Here, it is the demon, and not the people, who really understands who Jesus is. He is the holy one of God who has come to destroy the power of Satan. But Jesus tells the demon to be quiet. That’s not the kind of publicity he wants. The demon’s words are accurate, but they are incomplete. Only when we get to the second half of the gospel, when Jesus begins his long march to the cross, do we get the complete picture of who Jesus is.

Mark very much wants us to know that Jesus can’t be understood without the cross. Why? Because the people of Mark’s day were still living in world where the power of Satan was very real and strong. At the time Mark wrote his gospel, the church had already experienced its first tastes of the persecution that would grow ever stronger for two centuries. The Roman army was at the point of capturing the city of Jerusalem and destroying God’s temple. The world was a mess. It still is.

If Jesus was just Superman in sandals, why was this happening? Why wasn’t he marching into every town and bringing the devil to his knees? It’s because of this: while Jesus – and his followers – are bearers of divine power, they are more than that. They are bearers of divine love – displayed in an image more like the suffering servant of Isaiah than the conquering warrior of Joshua.

As the old song said, “There is power, power wonder working power” and it’s found most of all “in the blood of the lamb.” We see God’s hand from time to time in things we call miracles where God steps in and saves the day. Hallelujah, right? But we see God’s hand more frequently when we grasp what he has done for us in Jesus, and when we live in that sacrificial love with and for others.

Even Jesus’ acts of power brought only localized, temporary and imperfect experiences of God’s perfect kingdom. After all, this poor nameless fellow of Mark’s story is still living in this world. He’s demon free, but his mother may still nag him and his boss might still be a jerk. He can still trip and break his leg or get cancer. Some despicable person can still do horrible things to him or his family. He can probably find a dozen ways to screw up his own life in the space of a week, even without a demon living in him. Who knows what his life is like or what the future holds. What will he do with his new-found freedom? What will we do with ours? (The Apostle Paul makes it clear that we all experience a form of spiritual bondage in this world.) This fellow still needs the grace, hope and power the gospel has to offer, as do we all.

Our Lord plundered the dominion of Satan though acts of power, to be sure. But our Lord plundered Satan’s kingdom even more by giving of himself for us. If this were a boxing match, Jesus’ encounters with the demonic staggered his opponent but didn’t knock him out. The knock out punch came from the most unlikely act of all: Jesus’ death on a cross. But having said that, it’s like we’re still seeing double. In one moment, we see Satan falling to rise no more. In another moment, we see his power still at work in this world.

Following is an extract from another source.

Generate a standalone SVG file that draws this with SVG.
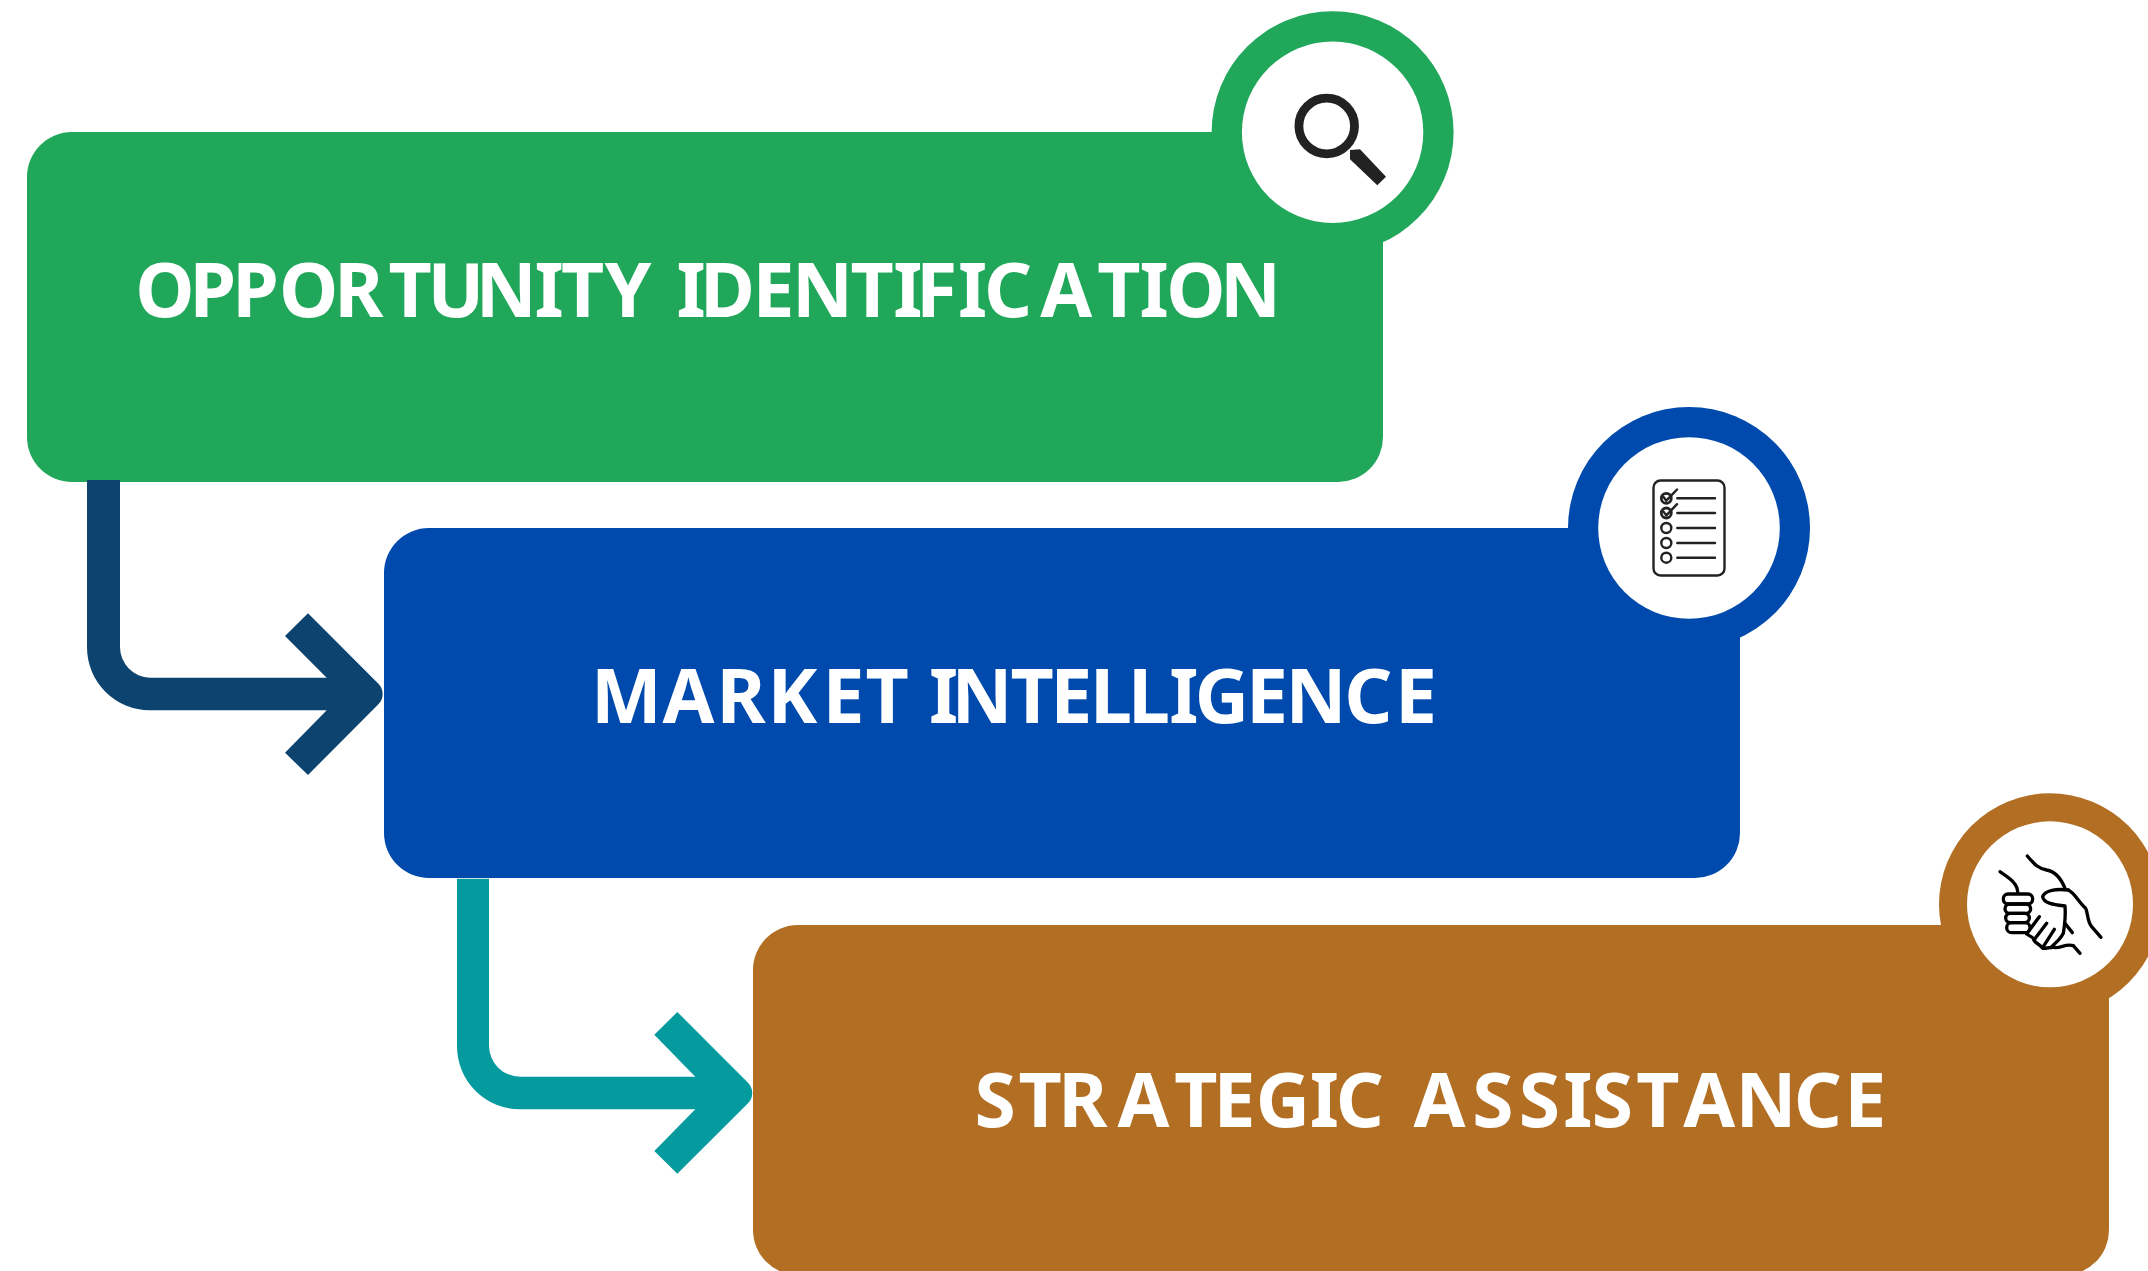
<svg xmlns="http://www.w3.org/2000/svg" width="2148" height="1271" viewBox="0 0 2148 1271">
<style>
.t{font-family:"Noto Sans","Liberation Sans",sans-serif;font-weight:700;font-size:75px;fill:#fff}
.w{fill:#fff}
.line{fill:none;stroke:#222;stroke-linecap:round;stroke-linejoin:round}
.hand{fill:none;stroke:#000;stroke-width:10;stroke-linecap:round;stroke-linejoin:round}
</style>
<rect width="2148" height="1271" fill="#fff"/>
<g id="node-opportunity">
<rect x="27" y="132" width="1356" height="350" rx="45" fill="#20A75A"/>
<circle cx="1332.6" cy="132.3" r="121" fill="#20A75A"/>
<circle class="w" cx="1332.6" cy="132.3" r="90.7"/>
<circle cx="1326.7" cy="126" r="27.8" fill="none" stroke="#222" stroke-width="8.8"/>
<path d="M1350,150 L1360,149.3 L1386,176.7 L1377.3,185.3 L1350,159.3Z" fill="#222"/>
<text class="t" y="317" x="135.2 189.5 232.3 279 334.3 388.5 427.5 475.7 534.5 561 604.5 650 676.5 700 752.5 792 850.5 893.3 916 958 984 1040.3 1097.2 1139.6 1166.3 1220">OPPORTUNITY IDENTIFICATION</text>
</g>
<g id="node-market">
<rect x="384" y="528" width="1356" height="350" rx="45" fill="#004AAD"/>
<circle cx="1689" cy="528" r="121" fill="#004AAD"/>
<circle class="w" cx="1689" cy="528" r="90.8"/>
<rect class="line" x="1653.5" y="480.5" width="71" height="95" rx="7" stroke-width="2.4"/>
<g class="line" stroke-width="2.4">
<circle cx="1666.3" cy="498.3" r="5" stroke-width="2.8"/><circle cx="1666.3" cy="513" r="5" stroke-width="2.8"/><circle cx="1666.3" cy="528" r="5"/><circle cx="1666.3" cy="543" r="5"/><circle cx="1666.3" cy="557.7" r="5"/>
<path d="M1677.3,498.3H1715M1677.3,513H1715M1677.3,528H1715M1677.3,543H1715M1677.3,557.7H1715"/>
<path d="M1663.3,496.7L1666.3,500.7L1677,489.5M1663.3,511.4L1666.3,515.4L1677,504.2"/>
</g>
<text class="t" y="723.3" x="591 662.5 716.6 767.6 822.6 865.5 910 929 951.6 1010.5 1050.3 1090 1128 1169.3 1194.8 1246 1285.6 1344.2 1395">MARKET INTELLIGENCE</text>
</g>
<g id="node-strategic">
<rect x="753" y="925" width="1356" height="350" rx="45" fill="#B26E23"/>
<circle cx="2050" cy="904.3" r="111" fill="#B26E23"/>
<circle class="w" cx="2050" cy="904.3" r="83"/>
<g transform="translate(1920,780) scale(.3333)" class="hand">
<path d="M240,275C265,292 295,310 293,340"/>
<rect x="250" y="342" width="88" height="30" rx="14"/><rect x="255" y="372" width="77" height="28" rx="14"/><rect x="257" y="400" width="71" height="28" rx="14"/><rect x="260" y="428" width="70" height="30" rx="15"/>
<path d="M322,228C345,255 355,265 380,270C410,275 425,300 435,325"/>
<path d="M445,330C465,340 475,365 497,385C505,400 500,420 515,440L543,472"/>
<path d="M445,330C410,326 375,330 368,350C370,372 410,375 435,378C437,400 435,430 430,460C420,480 405,490 395,500"/>
<path d="M435,430L457,458"/>
<path d="M358,410L320,462C330,470 340,470 342,480C345,490 355,488 368,505C385,505 395,500 408,503C425,503 440,490 460,497L480,520"/>
<path d="M380,430L342,480M403,448L368,503"/>
</g>
<text class="t" y="1127.3" x="974.5 1018.5 1058.3 1117.5 1174.2 1213.6 1255.8 1309.7 1335.8 1390 1413.5 1472.2 1518.8 1563.3 1591.8 1636.2 1683.2 1735.6 1793.8 1844.3">STRATEGIC ASSISTANCE</text>
</g>
<g id="connectors">
<path id="arrow-1" fill="#0C436F" d="M87,480H120V647A30.7,30.7 0 0 0 150,677.7H326.7L285,636L308,613.3L378.4,683.75A14.5,14.5 0 0 1 378.4,704.25L308,775L285,752.7L326.7,710.3H150A63,63 0 0 1 87,647Z"/>
<path id="arrow-2" fill="#049A9E" d="M457,878.7H489V1046A31,31 0 0 0 520,1076.7H695.3L654.3,1034.7L677.3,1012L748,1082.75A14.5,14.5 0 0 1 748,1103.25L677.3,1173.7L654.3,1151L695.3,1109.3H520A63,63 0 0 1 457,1046Z"/>
</g>
</svg>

The victory Jesus won over the power of evil will become fully visible to all on the day of Christ’s return. The fatal blow has been delivered, but on the day of Christ’s appearing the power of evil will be destroyed forever. As we wait for that day, we’ll get to see God give Satan a good swift kick every now and then to remind us of the coming day. That’s reason for celebration. Every day, though, offers us the opportunity to live in faith, hope and love in the shadow of the cross.